Dyspraxia is a developmental coordination disorder, which basically means you’re clumsy (extremely, in my case). When I first moved away to university, a few of my housemates made light of my lack of coordination when out on Wind Street. I acknowledge that this is a small thing, but for me it was part of the process of having to explain my dyspraxia to people. Of course I didn’t mind the fact people sometimes found my dancing funny – it allowed for a natural flow of banter – but at times I did and still do feel embarrassed about dancing when I’m on a night out. In terms of academia, its the small things that I find difficult. For example, holding a pen and writing neatly is something I must place a great deal of focus on; when giving presentations I must write a full speech, as sometimes my sentences may get jumbled and will therefore not make any sense. Dyspraxia also heightens my anxiety, and I tend to get stressed easily, which can be debilitating when it comes to completing assignments. To deal with this I organise my workload way in advance: I write down all my assignments on whiteboard and set a completion date, which allows me to stay focused whilst also calming my anxiety.
Since being at university I have received help from the disability office. When writing essays, both coursework and exams markers are made aware of my condition so they can take it into consideration when marking. Additionally, I receive extra time in exams. This, for me, is the best decision I have made during my years in education. Prior to Year Thirteen I declined receiving the extra 25% I was entitled to in fear of being different, but on reflection I see how this has hindered me in my earlier years, and by now accepting help it I’m able to fulfill my potential. This fear of being different is something that I feel that goes away with age (well that’s what happened to me, at least). If you do feel your entitled to extra support, my biggest word of advice would be to ask for it. Do not jeopardise yourself in fear that people may ask uncomfortable questions or make fun of you – if they do they are simply not worth your time.

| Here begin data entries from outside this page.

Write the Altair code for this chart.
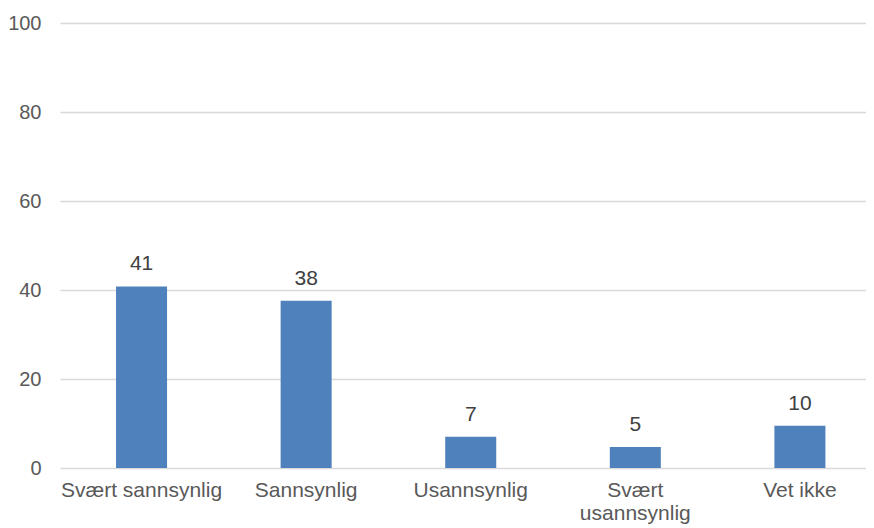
import altair as alt
import pandas as pd

categories = ["Svært sannsynlig", "Sannsynlig", "Usannsynlig", "Svært usannsynlig", "Vet ikke"]
values = [40.8, 37.6, 7.0, 4.7, 9.5]

df = pd.DataFrame({"kategori": categories, "verdi": values})

x_enc = alt.X(
    "kategori:N",
    sort=categories,
    title=None,
    scale=alt.Scale(paddingInner=0.69, paddingOuter=0.2935, align=0.58, round=False),
    axis=alt.Axis(
        labelAngle=0,
        labelFont="Liberation Sans",
        labelFontSize=21,
        labelColor="#595959",
        labelPadding=11,
        labelLineHeight=23,
        labelBaseline="top",
        labelExpr="datum.value == 'Svært usannsynlig' ? ['Svært', 'usannsynlig'] : datum.label",
        domain=False,
        ticks=False,
        tickSize=0,
        grid=False,
        labelLimit=400,
    ),
)

y_enc = alt.Y(
    "verdi:Q",
    title=None,
    scale=alt.Scale(domain=[0, 100], nice=False),
    axis=alt.Axis(
        values=[0, 20, 40, 60, 80, 100],
        labelFont="Liberation Sans",
        labelFontSize=20,
        labelColor="#595959",
        labelPadding=19,
        domain=False,
        ticks=False,
        tickSize=0,
        grid=True,
        gridColor="#D9D9D9",
        gridWidth=1.3,
    ),
)

bars = alt.Chart(df).mark_bar(color="#4F81BD").encode(x=x_enc, y=y_enc)

labels = alt.Chart(df).mark_text(
    font="Liberation Sans",
    fontSize=21,
    color="#404040",
    baseline="alphabetic",
    align="center",
    dy=-16,
).encode(
    x=alt.X("kategori:N", sort=categories),
    y=alt.Y("verdi:Q"),
    text=alt.Text("verdi:Q", format=".0f"),
)

chart = (
    alt.layer(bars, labels)
    .properties(
        width=806,
        height=445,
        autosize=alt.AutoSizeParams(type="none"),
        padding={"left": 52, "top": 15, "right": 0, "bottom": 58},
        background="white",
    )
    .configure_view(strokeWidth=0)
)

chart.save("out.html", embed_options={"renderer": "svg", "actions": False})
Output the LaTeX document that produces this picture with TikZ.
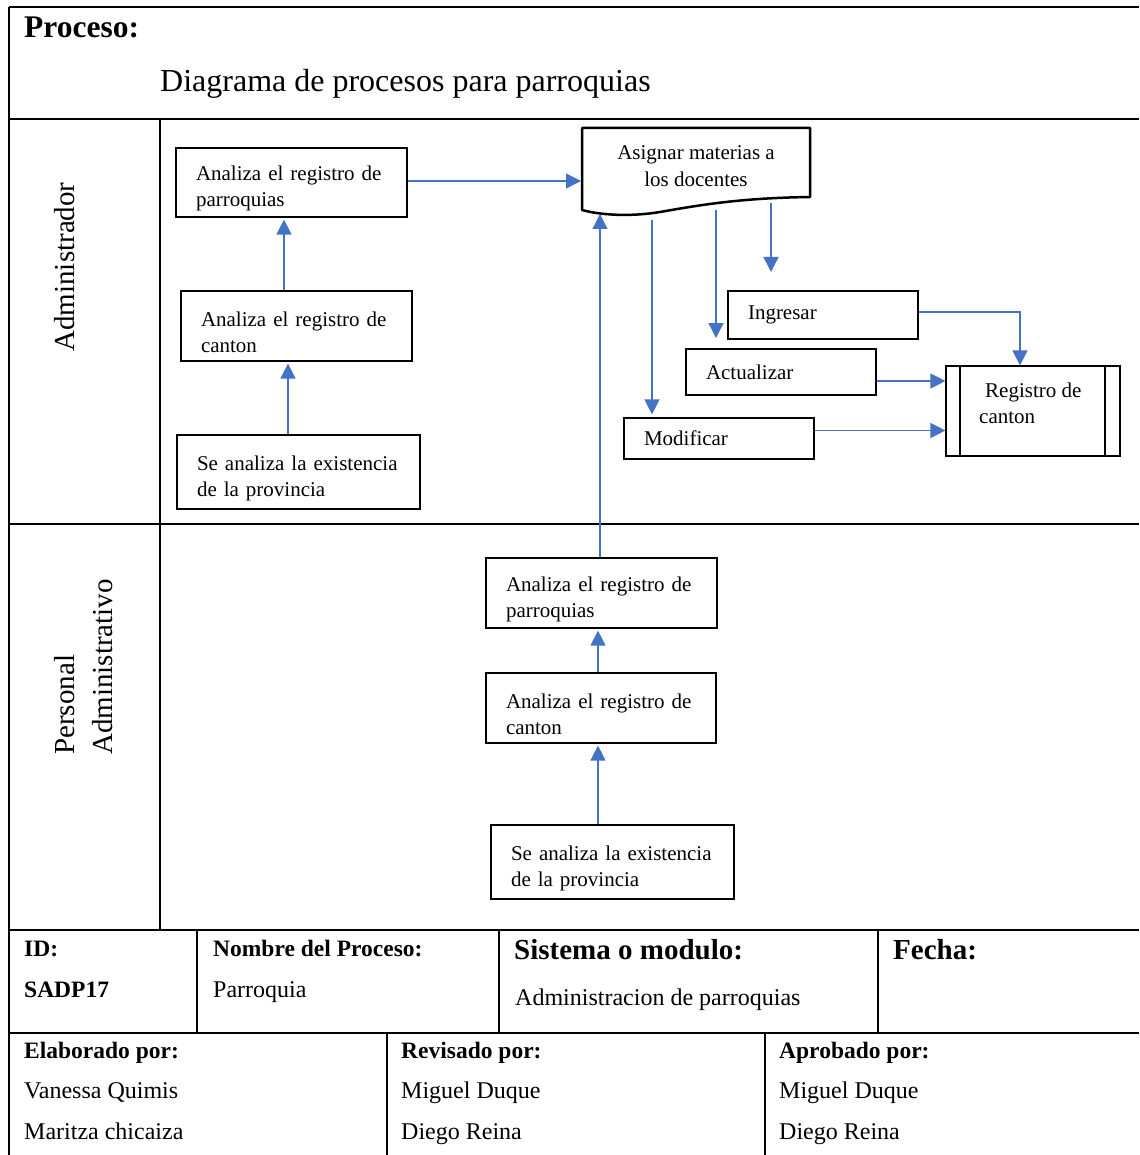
\documentclass[tikz,border=0pt]{standalone}
\usepackage{fontspec}
\setmainfont{Liberation Serif}
\usetikzlibrary{arrows.meta}
\definecolor{arrblue}{RGB}{68,114,196}
\newcommand\boxup{\rule{0pt}{27pt}}
\begin{document}
\begin{tikzpicture}[x=1pt,y=-1pt,
  box/.style={draw, line width=1.2pt, rectangle, inner xsep=20pt, inner ysep=0pt, align=left, font=\fontsize{21}{26}\selectfont},
  arr/.style={draw=arrblue, line width=1.3pt, -{Triangle[length=15pt,width=15pt]}},
  grid/.style={line width=2pt},
  lbl/.style={anchor=base west, inner sep=0pt},
  sbold/.style={lbl, font=\fontsize{23.5}{26}\selectfont\bfseries},
  sreg/.style={lbl, font=\fontsize{24}{26}\selectfont},
  bbold/.style={lbl, font=\fontsize{29}{34}\selectfont\bfseries},
  lane/.style={rotate=90, align=left, font=\fontsize{29}{38}\selectfont}]
\useasboundingbox (0,0) rectangle (1139,1155);
\fill[white] (0,0) rectangle (1139,1155);
% table frame
\draw[grid] (9,7) -- (1139,7);
\draw[grid] (9,7) -- (9,1155);
\draw[grid] (9,119) -- (1139,119);
\draw[grid] (160,119) -- (160,930);
\draw[grid] (9,524) -- (1139,524);
\draw[grid] (9,930) -- (1139,930);
\draw[grid] (197,930) -- (197,1033);
\draw[grid] (499,930) -- (499,1033);
\draw[grid] (878,930) -- (878,1033);
\draw[grid] (9,1033) -- (1139,1033);
\draw[grid] (387,1033) -- (387,1155);
\draw[grid] (765,1033) -- (765,1155);
% header
\node[lbl, font=\fontsize{31.5}{34}\selectfont\bfseries] (proc) at (24,38) {Proceso:};
\node[lbl, font=\fontsize{32}{34}\selectfont] (title) at (160,92) {Diagrama de procesos para parroquias};
% lane labels
\node[lane] (ladm) at (65,267) {Administrador};
\node[lane] (lper) at (84,667) {Personal\\Administrativo};
% admin lane boxes
\node[box, minimum width=231pt, minimum height=69pt, text width=191pt] (a1) at (291.5,182.5) {\boxup Analiza el registro de\\parroquias};
\node[box, minimum width=231pt, minimum height=70pt, text width=191pt] (a2) at (296.5,326) {\boxup Analiza el registro de\\canton};
\node[box, minimum width=243pt, minimum height=74pt, text width=203pt] (a3) at (298.5,472) {\boxup Se analiza la existencia\\de la provincia};
% document shape
\draw[line width=2.5pt, line join=round] (582,210) -- (582,128) -- (810,128) -- (810,197)
  .. controls (740,198) and (700,205) .. (660,212)
  .. controls (630,217) and (600,215) .. (582,210) -- cycle;
\node[align=center, font=\fontsize{21}{27}\selectfont] (doc) at (696,166) {Asignar materias a\\los docentes};
\coordinate (docL) at (581,181);
\coordinate (docP) at (600,214);
\coordinate (d1s) at (652,220);
\coordinate (d2s) at (716,210);
\coordinate (d3s) at (771,203);
\coordinate (d2e) at (716,338);
\coordinate (d3e) at (771,272);
% action boxes
\node[box, minimum width=190pt, minimum height=48pt, text width=150pt] (ing) at (823,315) {Ingresar};
\node[box, minimum width=190pt, minimum height=46pt, text width=150pt] (act) at (781,372) {Actualizar};
\node[box, minimum width=190pt, minimum height=41pt, text width=150pt] (mod) at (719,438.5) {Modificar};
% registro de canton
\node[draw, line width=1.2pt, minimum width=174pt, minimum height=90pt, inner sep=0pt] (rc) at (1033,411) {};
\draw[line width=1.2pt] (960,366) -- (960,456);
\draw[line width=1.2pt] (1105,366) -- (1105,456);
\node[anchor=north west, align=left, inner sep=0pt, font=\fontsize{21}{26}\selectfont] (rct) at (979,383) {\hspace{6pt}Registro de\\canton};
% personal lane boxes
\node[box, minimum width=231pt, minimum height=70pt, text width=191pt] (p1) at (601.5,593) {\boxup Analiza el registro de\\parroquias};
\node[box, minimum width=230pt, minimum height=70pt, text width=190pt] (p2) at (601,708) {\boxup Analiza el registro de\\canton};
\node[box, minimum width=243pt, minimum height=74pt, text width=203pt] (p3) at (612.5,862) {\boxup Se analiza la existencia\\de la provincia};
% arrows
\draw[arr] (a3.north -| 288,0) -- ([yshift=-2pt]a2.south -| 288,0);
\draw[arr] (a2.north -| 284,0) -- ([yshift=-2pt]a1.south -| 284,0);
\draw[arr] (a1.east |- docL) -- (docL);
\draw[arr] (p1.north -| docP) -- (docP);
\draw[arr] (p3.north -| 598,0) -- ([yshift=-2pt]p2.south -| 598,0);
\draw[arr] (p2.north -| 598,0) -- ([yshift=-2pt]p1.south -| 598,0);
\draw[arr] (d1s) -- ([yshift=3pt]mod.north -| d1s);
\draw[arr] (d2s) -- (d2e);
\draw[arr] (d3s) -- (d3e);
\draw[arr] ([yshift=3pt]ing.east) -| ([xshift=-13pt]rc.north);
\draw[arr] ([yshift=-9pt]act.east) -- ([yshift=-9pt]act.east -| rc.west);
\draw[arr] ([yshift=8pt]mod.east) -- ([yshift=8pt]mod.east -| rc.west);
% bottom table texts
\node[sbold] (id) at (24,956) {ID:};
\node[sbold] (idv) at (24,997) {SADP17};
\node[sbold] (nom) at (213,956) {Nombre del Proceso:};
\node[sreg] (nomv) at (213,997) {Parroquia};
\node[bbold] (sis) at (514,959) {Sistema o modulo:};
\node[sreg] (sisv) at (515,1005) {Administracion de parroquias};
\node[bbold] (fec) at (893,959) {Fecha:};
\node[sbold] (ela) at (24,1058) {Elaborado por:};
\node[sreg] (ela1) at (24,1098) {Vanessa Quimis};
\node[sreg] (ela2) at (24,1139) {Maritza chicaiza};
\node[sbold] (rev) at (401,1058) {Revisado por:};
\node[sreg] (rev1) at (401,1098) {Miguel Duque};
\node[sreg] (rev2) at (401,1139) {Diego Reina};
\node[sbold] (apr) at (779,1058) {Aprobado por:};
\node[sreg] (apr1) at (779,1098) {Miguel Duque};
\node[sreg] (apr2) at (779,1139) {Diego Reina};
\end{tikzpicture}
\end{document}
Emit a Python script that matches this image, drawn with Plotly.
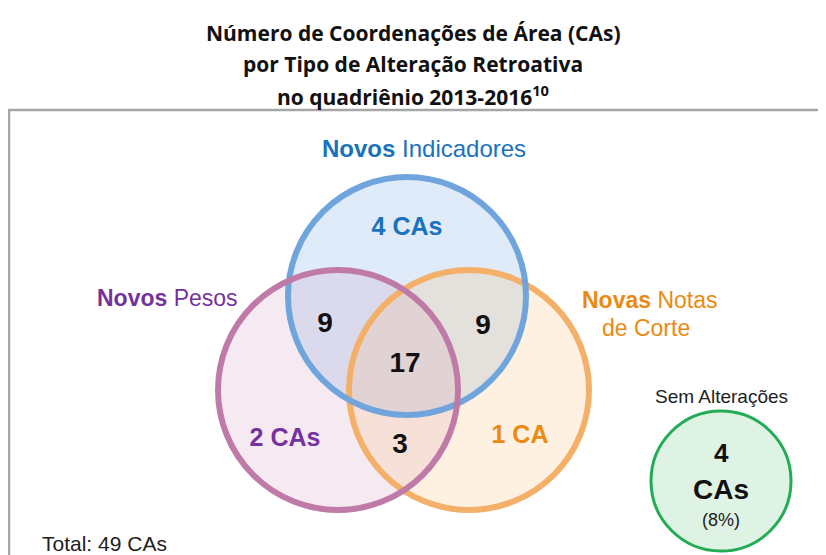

What I have learnt from being at university with a learning disability is that I am capable of a lot more than I give myself credit for. I have learnt that I am an organised and hardworking individual. Obviously, I cannot speak for everyone at university with a learning disability, but have gained a great deal of confidence within myself since I started here. Four years ago I was embarrassed to say I had dyspraxia, but now if people ask why I go to Kier Hardie for exams, or why I struggle with tasks that require a great deal of dexterity, I’m honest and say I have dyspraxia. Most of the time I have to explain to them what dyspraxia is, and the number one response is ‘ah, it all makes sense now’.